-- Start --
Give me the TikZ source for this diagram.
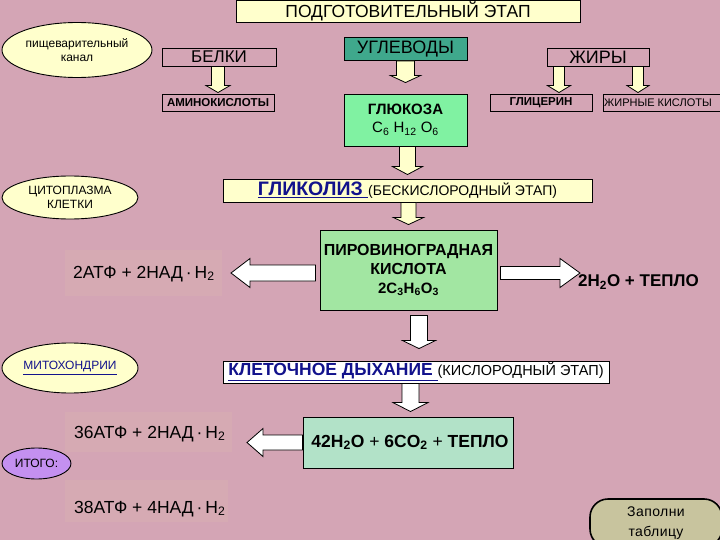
\documentclass[tikz,border=0pt]{standalone}
\usepackage{fontspec}
\setmainfont{Liberation Sans}
\usetikzlibrary{calc,shapes.geometric}
\definecolor{bg}{HTML}{D4A5B5}
\definecolor{paleyel}{HTML}{FFFFCC}
\definecolor{teal1}{HTML}{3FA88C}
\definecolor{green1}{HTML}{80F2A2}
\definecolor{green2}{HTML}{A2E6A2}
\definecolor{green3}{HTML}{B2E2C8}
\definecolor{lav}{HTML}{C490F0}
\definecolor{khaki}{HTML}{C8C49E}
\definecolor{navy}{HTML}{12128C}
\definecolor{glow}{HTML}{D6AAB3}
\newcommand\DArrowBlk[6]{\draw[#1] let \p1=(#2), \p2=(#3) in
 (\x2-#4,\y1) -- (\x2-#4,\y2+#6) -- (\x2-#5,\y2+#6) -- (\x2,\y2) -- (\x2+#5,\y2+#6) -- (\x2+#4,\y2+#6) -- (\x2+#4,\y1) -- cycle;}
\newcommand\LArrowBlk[6]{\draw[#1] let \p1=(#2), \p2=(#3) in
 (\x1,\y2-#4) -- (\x2+#6,\y2-#4) -- (\x2+#6,\y2-#5) -- (\x2,\y2) -- (\x2+#6,\y2+#5) -- (\x2+#6,\y2+#4) -- (\x1,\y2+#4) -- cycle;}
\newcommand\RArrowBlk[6]{\draw[#1] let \p1=(#2), \p2=(#3) in
 (\x1,\y2-#4) -- (\x2-#6,\y2-#4) -- (\x2-#6,\y2-#5) -- (\x2,\y2) -- (\x2-#6,\y2+#5) -- (\x2-#6,\y2+#4) -- (\x1,\y2+#4) -- cycle;}
\begin{document}
\begin{tikzpicture}[x=1pt,y=-1pt,
  box/.style={draw=black,line width=0.9pt,inner sep=0pt,align=center},
  oval/.style={ellipse,draw=black,line width=0.9pt,fill=paleyel,inner sep=0pt,align=center},
  yarrow/.style={draw=black,line width=0.8pt,fill=paleyel},
  warrow/.style={draw=black,line width=0.8pt,fill=white},
  plain/.style={inner sep=0pt,anchor=west}]
\path[use as bounding box] (0,0) rectangle (720,540);
\clip (0,0) rectangle (720,540);
\fill[bg] (0,0) rectangle (720,540);
% faint text panels
\fill[glow] (65,250) rectangle (222,296);
\fill[glow] (65,412) rectangle (232,452);
\fill[glow] (65,480) rectangle (228,522);

\node[box,fill=paleyel,minimum width=344,minimum height=22,font=\fontsize{17.5}{20}\selectfont] (title) at (408,11) {ПОДГОТОВИТЕЛЬНЫЙ ЭТАП};
\node[oval,minimum width=150,minimum height=55,font=\fontsize{12}{14}\selectfont] (dig) at (77,50) {пищеварительный\\канал};
\node[box,minimum width=114,minimum height=18,font=\fontsize{17}{20}\selectfont] (belki) at (219,57) {БЕЛКИ};
\node[box,minimum width=112,minimum height=17,font=\fontsize{11.5}{13}\selectfont\bfseries] (amino) at (218,102.5) {АМИНОКИСЛОТЫ};
\node[box,fill=teal1,minimum width=123,minimum height=23,font=\fontsize{18}{20}\selectfont] (ugl) at (405.5,49) {УГЛЕВОДЫ};
\node[box,fill=green1,minimum width=123,minimum height=52,font=\fontsize{15}{18}\selectfont] (gluk) at (405.5,120) {\textbf{ГЛЮКОЗА}\\C\textsubscript{6} H\textsubscript{12} O\textsubscript{6}};
\node[box,minimum width=102,minimum height=18,font=\fontsize{18}{20}\selectfont] (zhiry) at (598,57) {ЖИРЫ};
\node[box,minimum width=102,minimum height=17,font=\fontsize{11.5}{13}\selectfont\bfseries] (glic) at (541,102.5) {ГЛИЦЕРИН};
\node[box,minimum width=119,minimum height=17,font=\fontsize{11}{12}\selectfont] (zhk) at (662.5,102.5) {ЖИРНЫЕ КИСЛОТЫ\hspace{9pt}};

\node[oval,minimum width=136,minimum height=43,font=\fontsize{12}{14}\selectfont] (cyto) at (70,197.5) {ЦИТОПЛАЗМА\\КЛЕТКИ};
\node[box,fill=paleyel,minimum width=369,minimum height=23] (glik) at (407.5,190.5) {\fontsize{19.5}{20}\selectfont\bfseries\color{navy}\underline{ГЛИКОЛИЗ\ }\mdseries\color{black}\fontsize{14}{20}\selectfont (БЕСКИСЛОРОДНЫЙ ЭТАП)};
\node[box,fill=green2,minimum width=177,minimum height=80,font=\fontsize{16}{19}\selectfont\bfseries] (pvk) at (408.5,270) {ПИРОВИНОГРАДНАЯ\\КИСЛОТА\\{\fontsize{15}{19}\selectfont 2C\textsubscript{3}H\textsubscript{6}O\textsubscript{3}}};
\node[plain,font=\fontsize{17.5}{20}\selectfont] (atp1) at (73,274) {2АТФ + 2НАД\,·\,Н\textsubscript{2}};
\node[plain,font=\fontsize{17}{20}\selectfont\bfseries] (heat1) at (578,282) {2H\textsubscript{2}O + ТЕПЛО};

\node[oval,minimum width=136,minimum height=50,font=\fontsize{12}{14}\selectfont] (mito) at (70,368) {\color{navy}\underline{МИТОХОНДРИИ}};
\node[box,fill=white,minimum width=386,minimum height=22] (kled) at (416,372) {\fontsize{17.5}{20}\selectfont\bfseries\color{navy}\underline{КЛЕТОЧНОЕ ДЫХАНИЕ\ }\mdseries\color{black}\fontsize{14.5}{20}\selectfont (КИСЛОРОДНЫЙ ЭТАП)};
\node[box,fill=green3,minimum width=210,minimum height=51,font=\fontsize{17.5}{20}\selectfont\bfseries] (prod) at (408,442.5) {\hspace{4pt}42H\textsubscript{2}O {\mdseries +} 6CO\textsubscript{2} {\mdseries +} ТЕПЛО};
\node[plain,font=\fontsize{17.5}{20}\selectfont] (atp2) at (74,434) {36АТФ + 2НАД\,·\,Н\textsubscript{2}};
\node[oval,fill=lav,minimum width=69,minimum height=31,font=\fontsize{12}{14}\selectfont] (itogo) at (36.5,463.5) {ИТОГО:};
\node[plain,font=\fontsize{17.5}{20}\selectfont] (atp3) at (74,509) {38АТФ + 4НАД\,·\,Н\textsubscript{2}};
\node[box,fill=khaki,rounded corners=18pt,line width=1.6pt,minimum width=132,minimum height=48,font=\fontsize{14}{20}\selectfont\addfontfeatures{LetterSpace=3}] (fillt) at (656,523) {Заполни\\таблицу};

% vertical block arrows
\DArrowBlk{yarrow}{belki.south}{[yshift=1pt]amino.north}{6.5pt}{12pt}{7pt}
\DArrowBlk{yarrow}{ugl.south}{[yshift=11pt]gluk.north}{9pt}{15pt}{7pt}
\DArrowBlk{yarrow}{gluk.south}{[yshift=4pt]glik.north}{8pt}{15pt}{8pt}
\DArrowBlk{yarrow}{glik.south}{[yshift=5pt]pvk.north}{7.5pt}{15pt}{7pt}
\DArrowBlk{yarrow}{[xshift=-39pt]zhiry.south}{[xshift=18pt,yshift=1pt]glic.north}{5.5pt}{11.5pt}{7pt}
\DArrowBlk{yarrow}{[xshift=40pt]zhiry.south}{[xshift=-24.5pt,yshift=1pt]zhk.north}{5.5pt}{11pt}{7pt}
\DArrowBlk{warrow}{[yshift=-5pt]pvk.south}{[xshift=3pt,yshift=12pt]kled.north}{8.5pt}{16.5pt}{8pt}
\DArrowBlk{warrow}{kled.south}{[xshift=2.5pt,yshift=5pt]prod.north}{8.5pt}{17.5pt}{9pt}
% horizontal block arrows
\coordinate (tipL1) at (231,273);
\coordinate (tipR1) at (580,273);
\coordinate (tipL2) at (247,442.5);
\LArrowBlk{warrow}{[xshift=-4pt]pvk.west}{tipL1}{8pt}{14.5pt}{19pt}
\RArrowBlk{warrow}{[xshift=3pt]pvk.east}{tipR1}{6.5pt}{14.5pt}{20pt}
\LArrowBlk{warrow}{prod.west}{tipL2}{7.5pt}{14pt}{16pt}
\end{tikzpicture}
\end{document}
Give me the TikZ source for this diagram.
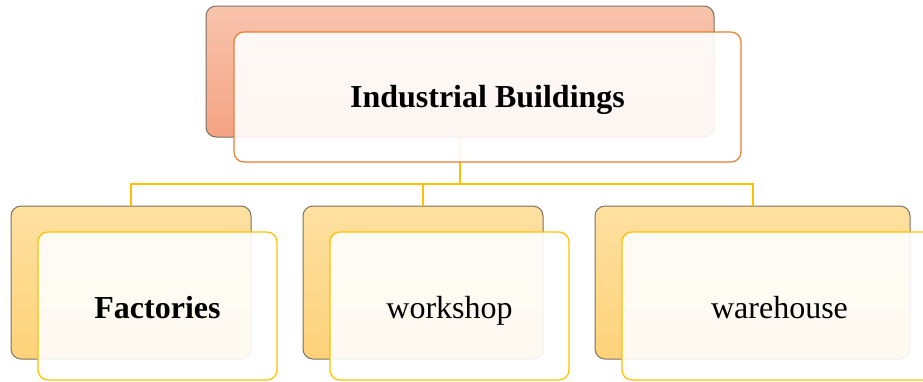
\documentclass[tikz,border=0pt]{standalone}
\usepackage{fontspec}
\setmainfont{Liberation Serif}
\definecolor{pTop}{HTML}{F8C4AD}
\definecolor{pBot}{HTML}{F4A383}
\definecolor{cTop}{HTML}{FEE0A0}
\definecolor{cBot}{HTML}{FED27A}
\definecolor{backEdge}{HTML}{7A7060}
\definecolor{orangeEdge}{HTML}{ED7D31}
\definecolor{goldEdge}{HTML}{FFC000}
\tikzset{
  backbox/.style={draw=backEdge, line width=1pt, rounded corners=10pt, inner sep=0pt},
  parentback/.style={backbox, top color=pTop, bottom color=pBot, minimum width=508pt, minimum height=131pt},
  childback/.style={backbox, top color=cTop, bottom color=cBot, minimum height=153pt},
  frontbox/.style={rounded corners=10pt, fill=white, fill opacity=0.9, text opacity=1, line width=1.2pt, inner sep=0pt, font=\fontsize{32}{38}\selectfont},
  parentfront/.style={frontbox, draw=orangeEdge, minimum width=507pt, minimum height=130pt, text height=26pt, text depth=6pt},
  childfront/.style={frontbox, draw=goldEdge, minimum height=148pt, text height=30pt, text depth=6pt},
  conn/.style={draw=goldEdge, line width=2pt}
}
\begin{document}
\begin{tikzpicture}[x=1pt,y=-1pt]
\useasboundingbox (0,0) rectangle (923,381);
\coordinate (j) at (460,184);
% back boxes
\node[parentback] (pb) at (460,71.5) {};
\node[childback, minimum width=240pt] (c1b) at (131,282.5) {};
\node[childback, minimum width=240pt] (c2b) at (423,282.5) {};
\node[childback, minimum width=315pt] (c3b) at (752.5,282.5) {};
% connectors
\draw[conn] (pb.south) -- (j);
\draw[conn] (j) -| (c1b.north);
\draw[conn] (j) -| (c2b.north);
\draw[conn] (j) -| (c3b.north);
% front boxes
\node[parentfront] (pf) at (487.5,97) {\textbf{Industrial Buildings}};
\node[childfront, minimum width=239pt] (c1f) at (157.5,306) {\textbf{Factories}};
\node[childfront, minimum width=239pt] (c2f) at (449.5,306) {workshop};
\node[childfront, minimum width=315pt] (c3f) at (779.5,306) {warehouse};
\end{tikzpicture}
\end{document}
-- End --
Written problem: Without the pictures, please reproduce each line of the listing above exactly, from the first one through the line bearing "(65,480) rectangle (228,522);".

Full solution:
Give me the TikZ source for this diagram.
\documentclass[tikz,border=0pt]{standalone}
\usepackage{fontspec}
\setmainfont{Liberation Sans}
\usetikzlibrary{calc,shapes.geometric}
\definecolor{bg}{HTML}{D4A5B5}
\definecolor{paleyel}{HTML}{FFFFCC}
\definecolor{teal1}{HTML}{3FA88C}
\definecolor{green1}{HTML}{80F2A2}
\definecolor{green2}{HTML}{A2E6A2}
\definecolor{green3}{HTML}{B2E2C8}
\definecolor{lav}{HTML}{C490F0}
\definecolor{khaki}{HTML}{C8C49E}
\definecolor{navy}{HTML}{12128C}
\definecolor{glow}{HTML}{D6AAB3}
\newcommand\DArrowBlk[6]{\draw[#1] let \p1=(#2), \p2=(#3) in
 (\x2-#4,\y1) -- (\x2-#4,\y2+#6) -- (\x2-#5,\y2+#6) -- (\x2,\y2) -- (\x2+#5,\y2+#6) -- (\x2+#4,\y2+#6) -- (\x2+#4,\y1) -- cycle;}
\newcommand\LArrowBlk[6]{\draw[#1] let \p1=(#2), \p2=(#3) in
 (\x1,\y2-#4) -- (\x2+#6,\y2-#4) -- (\x2+#6,\y2-#5) -- (\x2,\y2) -- (\x2+#6,\y2+#5) -- (\x2+#6,\y2+#4) -- (\x1,\y2+#4) -- cycle;}
\newcommand\RArrowBlk[6]{\draw[#1] let \p1=(#2), \p2=(#3) in
 (\x1,\y2-#4) -- (\x2-#6,\y2-#4) -- (\x2-#6,\y2-#5) -- (\x2,\y2) -- (\x2-#6,\y2+#5) -- (\x2-#6,\y2+#4) -- (\x1,\y2+#4) -- cycle;}
\begin{document}
\begin{tikzpicture}[x=1pt,y=-1pt,
  box/.style={draw=black,line width=0.9pt,inner sep=0pt,align=center},
  oval/.style={ellipse,draw=black,line width=0.9pt,fill=paleyel,inner sep=0pt,align=center},
  yarrow/.style={draw=black,line width=0.8pt,fill=paleyel},
  warrow/.style={draw=black,line width=0.8pt,fill=white},
  plain/.style={inner sep=0pt,anchor=west}]
\path[use as bounding box] (0,0) rectangle (720,540);
\clip (0,0) rectangle (720,540);
\fill[bg] (0,0) rectangle (720,540);
% faint text panels
\fill[glow] (65,250) rectangle (222,296);
\fill[glow] (65,412) rectangle (232,452);
\fill[glow] (65,480) rectangle (228,522);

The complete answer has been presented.